A Multi-Rate Approach for Nonlinear Pre-Distortion Using End-to-End Deep Learning in IM-DD Systems

Modern intra-data center (IDC) interconnects leverage robust and low-cost intensity modulation (IM) and direct detection (DD) optical links, based on multimode fibers (MMFs) and vertical-cavity surface-emitting lasers (VCSELs). Current solutions, based on on-off keying (OOK) modulations, reach up to 25-50 Gbps per lane over nearly 100 meters. The actual target for IDCs is to increase VCSEL-MMF links capacity up to 100 Gbps, using PAM-4 on the same devices. To counteract the consequent linear and nonlinear distortions affecting the transmitted signals, an effective solution is to exploit digital signal processing (DSP).
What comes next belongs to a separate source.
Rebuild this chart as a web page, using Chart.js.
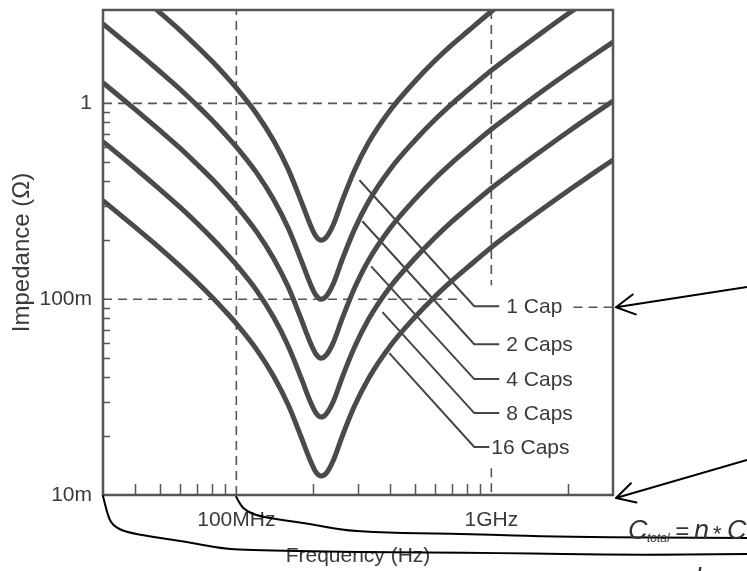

In this manuscript, we propose a novel method to optimize a nonlinear artificial neural network (ANN) digital pre-distorter (DPD), based on End-to-end (E2E) learning, that, trained jointly with a Feed-Forward Equalizer (FFE), fulfills physical amplitude constraints and handles different ratio between the sampling rates incurring along with an optical IM-DD system. We indeed propose an E2E ANN system operating simultaneously at different sampling frequencies. We moreover propose in our training method a substitution to the time-domain injection of the receiver noise in the system with an additive regularization term in the FFE gradient loss. We experimentally show the advantages of our proposed DPD comparing the bit error rate (BER) performance against the same scenario without DPD. We assess the gain in terms of Gross Bit Rate and Optical Path Loss (OPL), at given BER targets, for different fiber lengths.